DATA EXCERPT:
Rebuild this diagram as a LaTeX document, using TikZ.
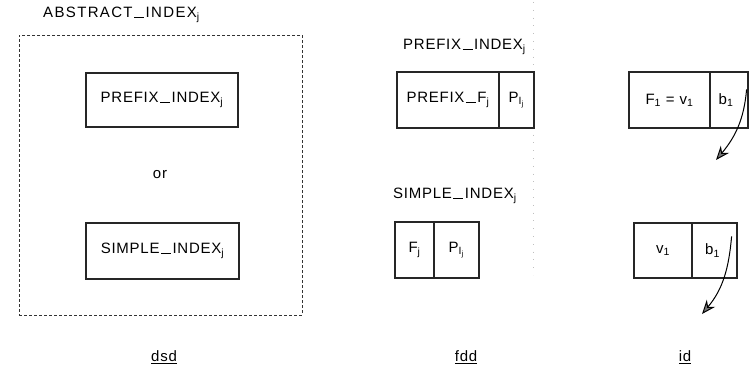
\documentclass[tikz,border=0pt]{standalone}
\usepackage{fontspec}
\setmainfont{Liberation Sans}[LetterSpace=5]
\usetikzlibrary{arrows.meta}
% low joining stroke used between the words of a name
\newcommand{\jn}{\kern1.5pt\rule[0pt]{10pt}{0.5pt}\kern1.5pt}
\begin{document}
\begin{tikzpicture}[x=1pt,y=-1pt,
  txt/.style={font=\fontsize{15}{17}\selectfont, inner sep=0pt},
  cell/.style={draw=black!85, line width=1.2pt, inner sep=0pt,
    font=\fontsize{15}{17}\selectfont},
  frame/.style={draw=black!80, dashed, dash pattern=on 3pt off 2pt, line width=0.7pt},
  ptr/.style={line width=1pt, -{Stealth[length=14pt,width=11pt,fill=black!55]}},
  caption/.style={font=\fontsize{15}{17}\selectfont, inner sep=0pt}
]
\useasboundingbox (0,0) rectangle (754,369);

% faint fold line
\draw[black!25, line width=0.6pt, dash pattern=on 0.8pt off 7pt] (533,2) -- (533,275);

% ---- dsd ----
\node[txt, anchor=west] (abs) at (43,15) {\addfontfeatures{LetterSpace=9}ABSTRACT\jn INDEX$_{\mathrm{j}}$};
\node[frame, minimum width=283pt, minimum height=280pt] (absbox) at (160.5,175) {};
\node[cell, minimum width=152pt, minimum height=54pt] (pidx) at (162,100) {PREFIX\jn INDEX$_{\mathrm{j}}$};
\node[txt] (or) at (160,175) {or};
\node[cell, minimum width=153pt, minimum height=56pt] (sidx) at (162.5,251) {SIMPLE\jn INDEX$_{\mathrm{j}}$};
\node[caption] (dsd) at (164,357) {\underline{dsd}};

% ---- fdd ----
\node[txt, anchor=west] (plab) at (403,47) {PREFIX\jn INDEX$_{\mathrm{j}}$};
\node[cell, minimum width=102pt, minimum height=56pt] (pf) at (448,100) {PREFIX\jn F$_{\mathrm{j}}$};
\node[cell, minimum width=35pt, minimum height=56pt] (pp) at (516.5,100) {P$_{\mathrm{I}_{\mathrm{j}}}$};
\node[txt, anchor=west] (slab) at (393,196) {SIMPLE\jn INDEX$_{\mathrm{j}}$};
\node[cell, minimum width=39pt, minimum height=56pt] (sf) at (414.5,250) {F$_{\mathrm{j}}$};
\node[cell, minimum width=45pt, minimum height=56pt] (sp) at (456.5,250) {P$_{\mathrm{I}_{\mathrm{j}}}$};
\node[caption] (fdd) at (466,357) {\underline{fdd}};

% ---- id ----
\node[cell, minimum width=81pt, minimum height=56pt] (fv) at (669.5,100) {F$_{\mathrm{1}}$ = v$_{\mathrm{1}}$};
\node[cell, minimum width=38pt, minimum height=56pt] (fb) at (729,100) {\hspace*{-6pt}b$_{\mathrm{1}}$};
\node[cell, minimum width=58pt, minimum height=55pt] (vv) at (663,250.5) {v$_{\mathrm{1}}$};
\node[cell, minimum width=45pt, minimum height=55pt] (vb) at (714.5,250.5) {\hspace*{-4pt}b$_{\mathrm{1}}$};
\node[caption] (id) at (685,357) {\underline{id}};

\coordinate (t1) at (716,160);
\coordinate (t2) at (702,314);
\draw[ptr] ([xshift=-2pt,yshift=-18pt]fb.north east) to[out=-95,in=50] (t1);
\draw[ptr] ([xshift=-6pt,yshift=-14pt]vb.north east) to[out=-95,in=50] (t2);
\end{tikzpicture}
\end{document}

EXERCISE DIRECTIONS: Write out exactly the opening lines of the data, stopping after the line that holds "(0,0) rectangle (754,369);". Exclude pictures.

FINISHED TASK:
Rebuild this diagram as a LaTeX document, using TikZ.
\documentclass[tikz,border=0pt]{standalone}
\usepackage{fontspec}
\setmainfont{Liberation Sans}[LetterSpace=5]
\usetikzlibrary{arrows.meta}
% low joining stroke used between the words of a name
\newcommand{\jn}{\kern1.5pt\rule[0pt]{10pt}{0.5pt}\kern1.5pt}
\begin{document}
\begin{tikzpicture}[x=1pt,y=-1pt,
  txt/.style={font=\fontsize{15}{17}\selectfont, inner sep=0pt},
  cell/.style={draw=black!85, line width=1.2pt, inner sep=0pt,
    font=\fontsize{15}{17}\selectfont},
  frame/.style={draw=black!80, dashed, dash pattern=on 3pt off 2pt, line width=0.7pt},
  ptr/.style={line width=1pt, -{Stealth[length=14pt,width=11pt,fill=black!55]}},
  caption/.style={font=\fontsize{15}{17}\selectfont, inner sep=0pt}
]
\useasboundingbox (0,0) rectangle (754,369);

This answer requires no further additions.